A bill proposed yesterday in the New York State Senate would revive parts of federal legislation that failed to make it through the U.S. Congress last year. That legislation, known as the DREAM Act, would have provided a path to citizenship for the children of undocumented immigrants. Following its defeat in Congress, the New York State Youth Leadership Council, a youth-led nongovernmental organization dedicated to promoting equal opportunity for immigrant youth, mobilized an aggressive campaign to introduce and garner support for a state version of the bill.
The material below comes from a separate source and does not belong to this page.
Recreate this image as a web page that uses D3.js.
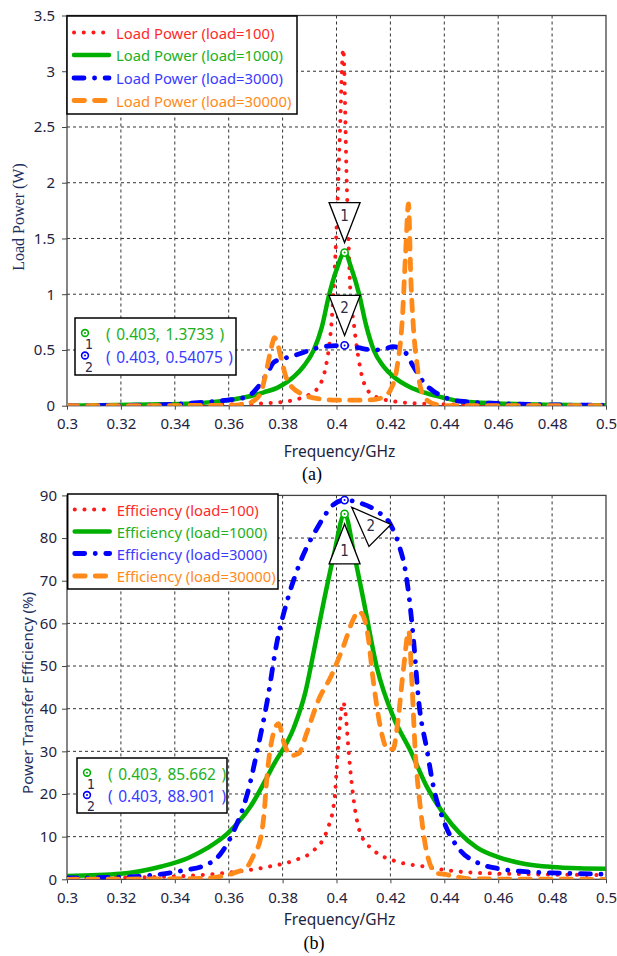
<!DOCTYPE html>
<html><head><meta charset="utf-8">
<script src="https://cdn.jsdelivr.net/npm/d3@7"></script>
<style>
html,body{margin:0;padding:0;background:#fff;}
svg{display:block;font-family:"Noto Sans","DejaVu Sans",sans-serif;}
</style></head>
<body><svg id="chart" width="617" height="956"></svg>
<script>
// ---------------- DATA ----------------
const xTicks = [0.3,0.32,0.34,0.36,0.38,0.4,0.42,0.44,0.46,0.48,0.5];
const xTickLabels = ["0.3","0.32","0.34","0.36","0.38","0.4","0.42","0.44","0.46","0.48","0.5"];
const powerTicks = [0,0.5,1,1.5,2,2.5,3,3.5];
const powerTickLabels = ["0","0.5","1","1.5","2","2.5","3","3.5"];
const effTicks = [0,10,20,30,40,50,60,70,80,90];
const effTickLabels = ["0","10","20","30","40","50","60","70","80","90"];

const loads = ["100","1000","3000","30000"];
const seriesColors = ["#ff1a1a","#00b000","#0000ff","#ff8a1a"];
const textColors = ["#ff2a2a","#22b022","#3a3aff","#ff8a1a"];

// Load power (W) vs frequency (GHz)
const power100 = [[0.300,0.0],[0.340,0.005],[0.360,0.012],[0.372,0.02],[0.382,0.04],[0.388,0.08],[0.3928,0.15],[0.3965,0.41],[0.3984,0.83],[0.400,1.58],[0.4012,2.4],[0.4025,3.2],[0.4038,2.0],[0.4052,1.0],[0.4064,0.74],[0.408,0.45],[0.4095,0.26],[0.4126,0.11],[0.417,0.06],[0.421,0.04],[0.430,0.02],[0.445,0.01],[0.470,0.005],[0.500,0.0]];
const power1000 = [[0.300,0.0],[0.330,0.01],[0.347,0.02],[0.360,0.05],[0.367,0.08],[0.373,0.12],[0.378,0.16],[0.3842,0.26],[0.388,0.36],[0.3916,0.5],[0.3945,0.7],[0.3973,1.0],[0.400,1.22],[0.403,1.3733],[0.4057,1.22],[0.4084,1.0],[0.411,0.72],[0.4138,0.5],[0.4175,0.35],[0.4212,0.26],[0.427,0.17],[0.4336,0.11],[0.440,0.07],[0.446,0.04],[0.460,0.02],[0.480,0.008],[0.500,0.004]];
const power3000 = [[0.300,0.0],[0.330,0.005],[0.345,0.02],[0.355,0.04],[0.3595,0.05],[0.3669,0.08],[0.3706,0.16],[0.3743,0.29],[0.3768,0.39],[0.380,0.42],[0.3842,0.45],[0.388,0.48],[0.3916,0.51],[0.397,0.535],[0.403,0.54075],[0.408,0.52],[0.4138,0.50],[0.418,0.51],[0.421,0.53],[0.4247,0.50],[0.4286,0.35],[0.4323,0.21],[0.436,0.13],[0.4397,0.08],[0.4459,0.04],[0.460,0.02],[0.480,0.008],[0.500,0.004]];
const power30000 = [[0.300,0.0],[0.360,0.003],[0.366,0.015],[0.369,0.04],[0.3718,0.11],[0.3743,0.35],[0.3758,0.52],[0.377,0.61],[0.3782,0.55],[0.3793,0.44],[0.3817,0.23],[0.3867,0.11],[0.394,0.06],[0.400,0.05],[0.410,0.05],[0.415,0.06],[0.418,0.09],[0.420,0.14],[0.4225,0.35],[0.4244,0.77],[0.4257,1.4],[0.4267,1.81],[0.4276,1.13],[0.4286,0.68],[0.4299,0.37],[0.4311,0.17],[0.4336,0.05],[0.437,0.01],[0.440,0.0],[0.500,0.0]];

// Power transfer efficiency (%) vs frequency (GHz)
const eff100 = [[0.300,0.3],[0.330,0.5],[0.350,1.0],[0.362,1.7],[0.3743,2.9],[0.3842,4.4],[0.3916,6.8],[0.3965,11.5],[0.3992,18.5],[0.4005,30],[0.4015,38],[0.4025,41.5],[0.4035,38],[0.4045,30],[0.4064,18.5],[0.4089,10.7],[0.4138,6.8],[0.4212,4.4],[0.4336,2.9],[0.440,2.2],[0.450,1.6],[0.470,1.2],[0.500,1.0]];
const eff1000 = [[0.300,0.8],[0.320,1.3],[0.335,3.0],[0.345,5.0],[0.352,7.3],[0.3595,10.7],[0.368,17],[0.3768,27],[0.3842,35.6],[0.3885,44],[0.3916,53.5],[0.3953,65.2],[0.399,76],[0.403,85.662],[0.4066,76],[0.4101,65.2],[0.415,49.6],[0.4212,37.9],[0.4274,30.2],[0.4336,21.6],[0.4397,15.4],[0.4459,10.7],[0.452,7.5],[0.460,5.2],[0.470,3.6],[0.480,2.9],[0.490,2.6],[0.500,2.5]];
const eff3000 = [[0.300,0.3],[0.320,0.5],[0.335,1.2],[0.345,2.3],[0.3496,2.9],[0.357,6],[0.362,11.5],[0.3669,20],[0.3706,30.2],[0.3743,41.8],[0.378,55.9],[0.3818,65.5],[0.3867,74.6],[0.3928,82.3],[0.399,87.9],[0.403,88.901],[0.4089,88.2],[0.415,86.3],[0.420,83.2],[0.4231,78.5],[0.4256,72.2],[0.4268,66.9],[0.4286,56],[0.4305,41.8],[0.4336,30.2],[0.436,21.6],[0.4397,13.8],[0.4459,6.8],[0.452,4],[0.460,2.5],[0.470,1.8],[0.480,1.5],[0.500,1.2]];
const eff30000 = [[0.300,0],[0.350,0.2],[0.358,0.8],[0.362,1.5],[0.3669,3],[0.3695,6],[0.3718,9.5],[0.373,14.6],[0.3743,24.7],[0.3765,34],[0.3785,36.5],[0.3805,32],[0.383,29],[0.386,29.5],[0.3889,34.2],[0.3933,42],[0.3982,47.9],[0.4025,54.5],[0.4062,60.9],[0.408,62.8],[0.4097,62],[0.4114,58.2],[0.4138,45.8],[0.4163,35.6],[0.419,30.5],[0.421,30.5],[0.4225,35.6],[0.4249,49.6],[0.4268,58.2],[0.428,45.8],[0.4292,30.2],[0.4311,16.9],[0.4336,6],[0.437,1.4],[0.440,1.2],[0.445,0.5],[0.450,0.1],[0.500,0]];

const powerMarkers = [[0.403,1.3733,1],[0.403,0.54075,2]];
const effMarkers = [[0.403,85.662,1],[0.403,88.901,2]];

// ---------------- STYLES ----------------
const dash = [
  {w:4, dash:"0.1 9.6", cap:"round"},
  {w:4.5, dash:null, cap:"round"},
  {w:4.8, dash:"10 10.5 0.1 10.5", cap:"round"},
  {w:4.8, dash:"10.5 10", cap:"round"}
];
const inkColor = "#1e2440";

const svg = d3.select("#chart");

function drawPanel(cfg){
  const x = d3.scaleLinear().domain([0.3,0.5]).range([cfg.left,cfg.right]);
  const y = d3.scaleLinear().domain([0,cfg.ymax]).range([cfg.bottom,cfg.top]);
  const g = svg.append("g");
  const clipId = "clip"+cfg.id;
  svg.append("defs").append("clipPath").attr("id",clipId).append("rect")
    .attr("x",cfg.left).attr("y",cfg.top).attr("width",cfg.right-cfg.left).attr("height",cfg.bottom-cfg.top);

  // grid
  g.selectAll(".gx").data(xTicks.slice(1,-1)).join("line")
    .attr("x1",d=>x(d)).attr("x2",d=>x(d)).attr("y1",cfg.top).attr("y2",cfg.bottom)
    .attr("stroke","#333").attr("stroke-width",1).attr("stroke-dasharray","3 3");
  g.selectAll(".gy").data(cfg.yTicks.slice(1,-1)).join("line")
    .attr("x1",cfg.left).attr("x2",cfg.right).attr("y1",d=>y(d)).attr("y2",d=>y(d))
    .attr("stroke","#333").attr("stroke-width",1).attr("stroke-dasharray","3 3");

  // axes
  const xAxis = d3.axisBottom(x).tickValues(xTicks).tickSize(4).tickPadding(9)
    .tickFormat((d,i)=>xTickLabels[i]);
  const ax = g.append("g").attr("transform",`translate(0,${cfg.bottom})`).call(xAxis);
  ax.select(".domain").remove();
  ax.selectAll("line").attr("stroke","#444");
  ax.selectAll("text").attr("fill",inkColor).attr("font-size","15px")
    .attr("font-family","Noto Sans, sans-serif");

  const yAxis = d3.axisLeft(y).tickValues(cfg.yTicks).tickSize(5).tickPadding(cfg.ypad)
    .tickFormat((d,i)=>cfg.yLabels[i]);
  const ay = g.append("g").attr("transform",`translate(${cfg.left},0)`).call(yAxis);
  ay.select(".domain").remove();
  ay.selectAll("line").attr("stroke","#444");
  ay.selectAll("text").attr("fill",inkColor).attr("font-size","15px")
    .attr("font-family","Noto Sans, sans-serif");

  // border
  g.append("rect").attr("x",cfg.left).attr("y",cfg.top)
    .attr("width",cfg.right-cfg.left).attr("height",cfg.bottom-cfg.top)
    .attr("fill","none").attr("stroke","#444").attr("stroke-width",1.3);

  // series
  const line = d3.line().x(d=>x(d[0])).y(d=>y(d[1])).curve(d3.curveMonotoneX);
  const lg = g.append("g").attr("clip-path",`url(#${clipId})`);
  cfg.series.forEach((s,i)=>{
    const p = lg.append("path").datum(s).attr("d",line).attr("fill","none")
      .attr("stroke",seriesColors[i]).attr("stroke-width",dash[i].w)
      .attr("stroke-linecap",dash[i].cap).attr("stroke-linejoin","round");
    if(dash[i].dash) p.attr("stroke-dasharray",dash[i].dash);
  });

  // marker triangles
  cfg.markers.forEach((m,k)=>{
    const px = x(m[0]), py = y(m[1]);
    const tri = cfg.triangles[k];
    const ang = tri.angle;
    const tg = g.append("g").attr("transform",`translate(${px},${py}) rotate(${ang})`);
    tg.append("path").attr("d","M0,10 L-15.5,50 L15.5,50 Z")
      .attr("fill","#fff").attr("stroke","#000").attr("stroke-width",1.3).attr("stroke-linejoin","miter");
    const cx = px - Math.sin(ang*Math.PI/180)*37, cy = py + Math.cos(ang*Math.PI/180)*37;
    g.append("text").attr("x",cx).attr("y",cy).attr("text-anchor","middle")
      .attr("dominant-baseline","central").attr("font-size","15px").attr("fill","#2a2a48")
      .attr("font-family","DejaVu Sans Condensed, DejaVu Sans, sans-serif").text(m[2]);
  });
  cfg.markers.forEach((m,k)=>{
    const px = x(m[0]), py = y(m[1]);
    const c = k===0 ? seriesColors[1] : seriesColors[2];
    g.append("circle").attr("cx",px).attr("cy",py).attr("r",3.6).attr("fill","#fff")
      .attr("stroke",c).attr("stroke-width",1.6);
    g.append("circle").attr("cx",px).attr("cy",py).attr("r",1).attr("fill",c);
  });

  // legend
  const L = cfg.legend;
  g.append("rect").attr("x",L.x).attr("y",L.y).attr("width",L.w).attr("height",L.h)
    .attr("fill","#fff").attr("stroke","#000").attr("stroke-width",1.5);
  L.rows.forEach((ry,i)=>{
    const p = g.append("line").attr("x1",L.x+7).attr("x2",L.x+42).attr("y1",ry).attr("y2",ry)
      .attr("stroke",seriesColors[i]).attr("stroke-width",dash[i].w)
      .attr("stroke-linecap",dash[i].cap);
    if(dash[i].dash) p.attr("stroke-dasharray",dash[i].dash);
    g.append("text").attr("x",L.x+49).attr("y",ry).attr("dominant-baseline","central")
      .attr("font-size",L.fs).attr("fill",textColors[i])
      .text(`${cfg.name} (load=${loads[i]})`);
  });

  // marker readout box
  const B = cfg.box;
  g.append("rect").attr("x",B.x).attr("y",B.y).attr("width",B.w).attr("height",B.h)
    .attr("fill","#fff").attr("stroke","#000").attr("stroke-width",1.5);
  cfg.markers.forEach((m,k)=>{
    const c = k===0 ? seriesColors[1] : seriesColors[2];
    const tc = k===0 ? textColors[1] : textColors[2];
    const iy = B.rows[k];
    g.append("circle").attr("cx",B.x+10).attr("cy",iy).attr("r",3.4).attr("fill","#fff")
      .attr("stroke",c).attr("stroke-width",1.6);
    g.append("circle").attr("cx",B.x+10).attr("cy",iy).attr("r",1).attr("fill",c);
    g.append("text").attr("x",B.x+14).attr("y",iy+11).attr("text-anchor","middle")
      .attr("dominant-baseline","central").attr("font-size","14px").attr("fill","#2a2a48")
      .attr("font-family","DejaVu Sans Condensed, DejaVu Sans, sans-serif").text(m[2]);
    g.append("text").attr("x",B.x+31).attr("y",iy+1).attr("dominant-baseline","central")
      .attr("font-size","15.5px").attr("fill",tc).attr("xml:space","preserve")
      .attr("word-spacing","1.5px")
      .text(`( ${m[0]}, ${m[1]} )`);
  });

  // titles
  g.append("text").attr("x",(cfg.left+cfg.right)/2+3).attr("y",cfg.xTitleY)
    .attr("text-anchor","middle").attr("font-size","15.5px").attr("fill",inkColor)
    .text("Frequency/GHz");
  g.append("text").attr("transform",`translate(${cfg.yTitleX},${cfg.yTitleY}) rotate(-90)`)
    .attr("text-anchor","middle").attr("fill",cfg.yTitleColor).attr("font-size",cfg.yTitleSize)
    .attr("font-family",cfg.yTitleFont).text(cfg.yTitle);
  g.append("text").attr("x",cfg.capX).attr("y",cfg.capY).attr("text-anchor","middle")
    .attr("font-family","Liberation Serif, Times New Roman, serif").attr("font-size","18px")
    .attr("fill","#000").text(cfg.caption);
}

drawPanel({
  id:"a", left:67, right:606, top:15.5, bottom:405.7, ymax:3.5,
  yTicks:powerTicks, yLabels:powerTickLabels, ypad:7,
  series:[power100,power1000,power3000,power30000],
  name:"Load Power",
  markers:powerMarkers,
  triangles:[{angle:180},{angle:180}],
  legend:{x:67,y:16,w:230,h:98,rows:[32.5,55,78,100.5],fs:"14.8px"},
  box:{x:75,y:318,w:161,h:57,rows:[333,355.5]},
  xTitleY:456.5, yTitleX:24, yTitleY:217, yTitle:"Load Power (W)",
  yTitleFont:"Liberation Serif, Times New Roman, serif", yTitleSize:"16px", yTitleColor:"#1f3060",
  caption:"(a)", capX:312, capY:480
});
drawPanel({
  id:"b", left:67, right:606, top:495.4, bottom:879.3, ymax:90,
  yTicks:effTicks, yLabels:effTickLabels, ypad:5,
  series:[eff100,eff1000,eff3000,eff30000],
  name:"Efficiency",
  markers:effMarkers,
  triangles:[{angle:0},{angle:-45}],
  legend:{x:67.7,y:494,w:210.3,h:95,rows:[509.5,531.5,553.5,576],fs:"14.8px"},
  box:{x:77,y:758,w:150,h:55,rows:[772.7,795]},
  xTitleY:924.5, yTitleX:33, yTitleY:693, yTitle:"Power Transfer Efficiency (%)",
  yTitleFont:"Noto Sans, sans-serif", yTitleSize:"15px", yTitleColor:"#1f3060",
  caption:"(b)", capX:314, capY:949
});
</script></body></html>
While not offering a path to citizenship, the new bill, sponsored by Democratic State Senator Bill Perkins of Manhattan, would offer young undocumented immigrants certain rights and privileges currently afforded only to legal residents and citizens—including the authorization to hold certain state jobs and to apply for a driver’s license. While undocumented immigrants in New York already qualify for in-state tuition fees, the bill would enable them to apply for state financial assistance in the form of grants, loans and scholarships. It would also provide them with access to health care.
To qualify, the young person would have to have arrived in the U.S. before the age of 16, lived in New York for two years and be under the age of 35. He or she would also be required to have completed at least two years of a four-year degree at a state college or university, two years in the New York National Guard or nearly 1,000 hours of community service.
The proposal of the bill comes amid a recent wave of state legislative measures designed to address unauthorized immigration—some meant to crack down on and others meant to expand the rights of undocumented immigrants—after the federal government failed to do so last year. Co-sponsor Daniel L. Squadron (D-Brooklyn) says the new legislation would not circumvent the federal provision that employers cannot willingly hire undocumented immigrants, but “could potentially expand the state’s options.”
Announcement of the new legislation also follows President Obama’s recent trip to Latin America, in which he reiterated his support for comprehensive immigration reform while also underscoring the need to promote development and job growth in Mexico and Central America.
Democratic Assemblyman Guillermo Linares is slated to introduce an Assembly version of the bill shortly.